Both of Hong Kong’s electricity suppliers have raised their prices, with the company supplying power to the southern side of the city increasing the per unit charge to HK$2 (25 US cents), a nearly 5 per cent jump.
CLP Power and HK Electric on Monday said they would raise their fuel surcharges by 1.29 per cent and 4.73 per cent to 62.8 HK cents and 86.4 HK cents per unit, respectively, starting in March, just three months after they increased the net tariff rate for the year.
The rises will push the overall tariff rates for residents living in Kowloon and New Territories to about HK$1.55 and those living on Hong Kong Island to around HK$2 per kilowatt-hour.
Government statistics show that a three-member family household on average consumes 411kWh of electricity a month. The average household customers of CLP Power will see their bills increase by HK$5.70 to HK$536.29, up from HK$530.51, per month.
Meanwhile, there will be rise of HK$16.02 rise for the average household customers of HK Electric, from HK$690.41 to HK$706.43.
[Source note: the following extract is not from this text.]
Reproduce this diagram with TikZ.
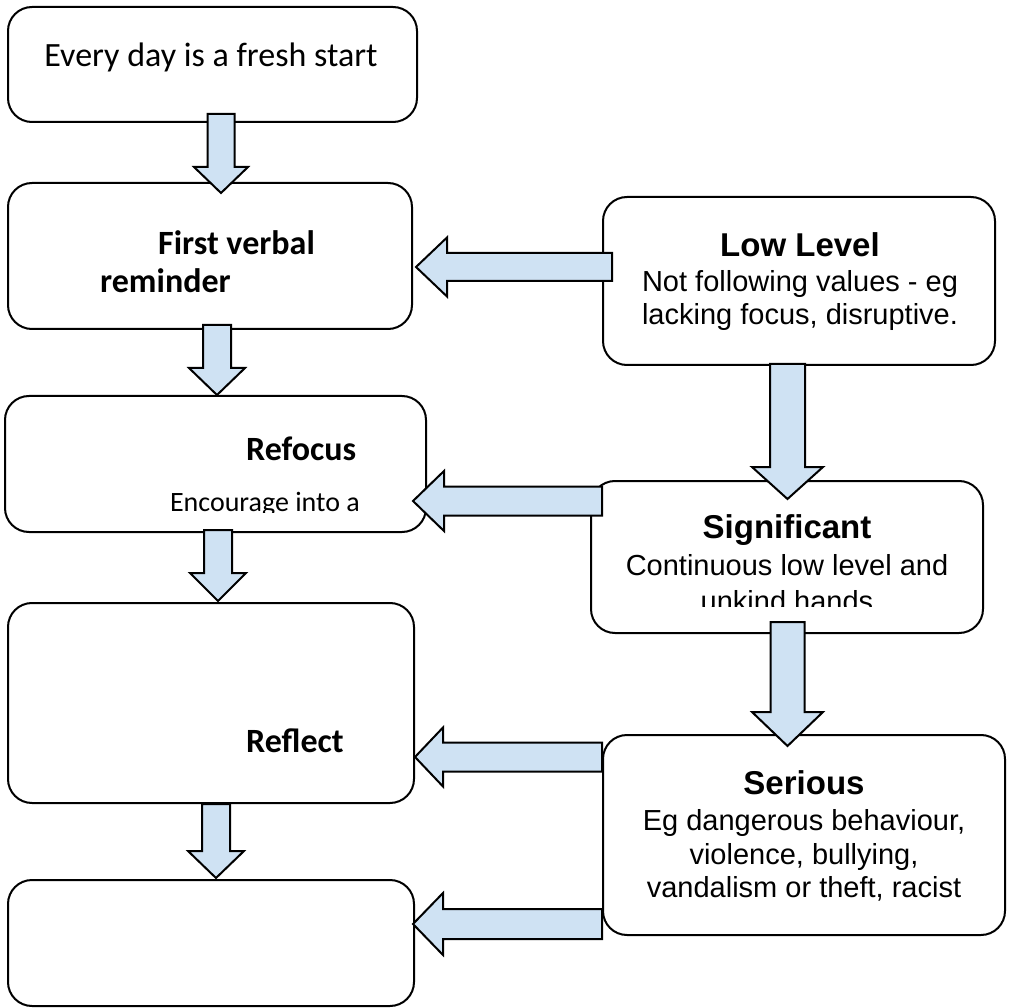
\documentclass[tikz,border=0pt]{standalone}
\usepackage{fontspec}
\setmainfont{Liberation Sans}
\newfontfamily\calfont{Carlito}
\newfontfamily\arifont{Liberation Sans}
\usetikzlibrary{calc}
\definecolor{arrowblue}{HTML}{CFE2F3}
\tikzset{
  box/.style={draw=black, line width=2pt, rounded corners=24pt, fill=white, inner sep=0pt, shape=rectangle},
  blockarrow/.style={draw=black, line width=2pt, fill=arrowblue, line join=miter},
  calreg/.style={inner sep=0pt, font=\calfont\fontsize{34}{40}\selectfont},
  calsmall/.style={inner sep=0pt, font=\calfont\fontsize{28}{34}\selectfont},
  calbold/.style={inner sep=0pt, font=\calfont\bfseries\fontsize{34}{40}\selectfont},
  arihead/.style={inner sep=0pt, font=\arifont\bfseries\fontsize{33}{38}\selectfont},
  aribody/.style={inner sep=0pt, font=\arifont\fontsize{29}{33}\selectfont},
}
% down block arrow: #1 start (top of shaft), #2 tip, #3 shaft half width, #4 head half width, #5 head length
\newcommand\blkdown[5]{%
  \path[blockarrow] let \p1=(#1), \p2=(#2) in
    (\x2-#3,\y1) -- (\x2+#3,\y1) -- (\x2+#3,\y2+#5) -- (\x2+#4,\y2+#5) -- (\x2,\y2)
    -- (\x2-#4,\y2+#5) -- (\x2-#3,\y2+#5) -- cycle;}
% left block arrow: #1 start (right end of shaft), #2 tip
\newcommand\blkleft[5]{%
  \path[blockarrow] let \p1=(#1), \p2=(#2) in
    (\x1,\y2+#3) -- (\x2+#5,\y2+#3) -- (\x2+#5,\y2+#4) -- (\x2,\y2)
    -- (\x2+#5,\y2-#4) -- (\x2+#5,\y2-#3) -- (\x1,\y2-#3) -- cycle;}
\begin{document}
\begin{tikzpicture}[x=1pt,y=-1pt]
\useasboundingbox (0,0) rectangle (1010,1008);
\fill[white] (0,0) rectangle (1010,1008);

% boxes
\node[box, minimum width=409pt, minimum height=115pt] (top) at (212.5,64.5) {};
\node[box, minimum width=404pt, minimum height=146pt] (first) at (210,256) {};
\node[box, minimum width=421pt, minimum height=136pt] (refocus) at (215.5,464) {};
\node[box, minimum width=406pt, minimum height=200pt] (reflect) at (211,703) {};
\node[box, minimum width=406pt, minimum height=126pt] (bottom) at (211,943) {};
\node[box, minimum width=392pt, minimum height=168pt] (ll) at (799,281) {};
\node[box, minimum width=392pt, minimum height=152pt] (sig) at (787,557) {};
\node[box, minimum width=402pt, minimum height=200pt] (ser) at (804,835) {};

% texts
\node[calreg, anchor=base] (ttop) at (211,67) {Every day is a fresh start};
\node[calbold, anchor=base west] (tfirst1) at (158,255) {First verbal};
\node[calbold, anchor=base west] (tfirst2) at (100,293) {reminder};
\node[calbold, anchor=base west] (tref1) at (246,460) {Refocus};
\begin{scope}
  \clip (0,480) rectangle (430,512);
  \node[calsmall, anchor=base east] (tref2) at (360,511) {Encourage into a};
\end{scope}
\node[calbold, anchor=base west] (trefl) at (246,752) {Reflect};

\node[arihead, anchor=base] (tll1) at (800,257) {Low Level};
\node[aribody, anchor=base] (tll2) at (800,292) {Not following values - eg};
\node[aribody, anchor=base] (tll3) at (800,325) {lacking focus, disruptive.};

\node[arihead, anchor=base] (tsig1) at (787,538) {Significant};
\begin{scope}
  \clip (590,540) rectangle (990,606);
  \node[aribody, anchor=base] (tsig2) at (787,575) {Continuous low level and};
  \node[aribody, anchor=base] (tsig3) at (787,611) {unkind hands};
\end{scope}

\node[arihead, anchor=base] (tser1) at (804,794) {Serious};
\node[aribody, anchor=base] (tser2) at (804,830) {Eg dangerous behaviour,};
\node[aribody, anchor=base] (tser3) at (804,864) {violence, bullying,};
\node[aribody, anchor=base] (tser4) at (804,897) {vandalism or theft, racist};

% down arrows, left column
\blkdown{$(top.south)+(8.5,-9)$}{$(first.north)+(11,11)$}{13.5pt}{27pt}{26pt}
\blkdown{$(first.south)+(7,-5)$}{$(refocus.north)+(1.5,0)$}{14pt}{28pt}{27pt}
\blkdown{$(refocus.south)+(2.5,-3)$}{$(reflect.north)+(7,-1)$}{14pt}{28pt}{28pt}
\blkdown{$(reflect.south)+(5,0)$}{$(bottom.north)+(5,-1)$}{14pt}{28pt}{27pt}

% down arrows, right column
\blkdown{$(ll.south)+(-11.5,-2)$}{$(sig.north)+(0.5,19)$}{17.5pt}{35.5pt}{32pt}
\blkdown{$(sig.south)+(0,-12)$}{$(ser.north)+(-16.5,12)$}{17pt}{35.5pt}{34pt}

% left arrows
\blkleft{$(ll.west)+(10,-14)$}{$(first.east)+(3,11)$}{14pt}{29.5pt}{31pt}
\blkleft{$(sig.west)+(12,-56)$}{$(refocus.east)+(-14,37)$}{14.5pt}{30pt}{31pt}
\blkleft{$(ser.west)+(0,-78)$}{$(reflect.east)+(0,54)$}{14.5pt}{29.5pt}{28pt}
\blkleft{$(ser.west)+(0,89)$}{$(bottom.east)+(-2,-19)$}{15pt}{31pt}{30pt}
\end{tikzpicture}
\end{document}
“The adjustment has been made based on the data of the previous quarter, so it has lagged [behind the real-time fuel prices],” CLP Power’s managing director Chiang Tung-keung on Monday said.
But with the recent drop in oil and coal prices, Chiang added that he believed the fuel cost surcharge could be lowered in the coming months if the downward trend continued.
He also revealed that the power company would continue to procure cheaper fuel, enhance the efficiency of power generators and increase the use of renewable energy and natural gas.
“The current base rate has remained unchanged for three years, and CLP Power will continue to control the costs,” he said.
The increment came as the electricity supplier on Monday revealed a major setback in its revenue performance last year, with an 89.1 per cent drop to HK$924 million. CLP Power attributed that to a HK$2.937 billion loss in its Australian business.
Hong Kong Electric has yet to announce its results.
CLP Power is the larger of the two electricity companies in the city, covering 80 per cent of the city’s 7.4 million population. It supplies energy to Kowloon, the New Territories and most of the city’s outlying islands.
HK Electric, meanwhile, operates on Hong Kong and Lamma islands.
The electricity price in Hong Kong comprises three parts: a base rate, a fuel cost surcharge and a rebate.
The base rate refers to the electricity company’s operating expenses, basic fuel costs and profits, while the fuel cost charge is the reimbursement for the fuel they have bought.
According to the firms, the fuel cost adjustment, based on the difference between forecast and actual prices, may increase or decrease households’ electricity bills. It is updated every month to reflect the latest fuel price changes.
This January, the two electricity companies raised tariffs by as much as 6.4 per cent. The single-digit increases, however, did not give a complete picture of the changing fees, as residents would be paying CLP Power 19.8 per cent more and HK Electric an additional 45.6 per cent a year after taking into account the steady rise in fuel clause charges.
In his annual budget last week, Financial Secretary Paul Chan Mo-po said he would grant a HK$1,000 monthly electricity charge relief to 2.9 million households and extend the current HK$50 measure to the end of 2025.
Lawmaker Scott Leung Man-kwong of Kowloon West New Dynamic said the increase was not satisfactory, adding it would heap further pressure on low-income families and those living in subdivided flats.
“Electricity is a necessity, and residents can’t just swap power suppliers,” he said. “The temperatures are still tolerable right now. The weather is still cool. But imagine during summer: air conditioning is essential to people and consumes energy.”
Leung suggested that the government set up a mechanism to stabilise the prices of utilities and public transport.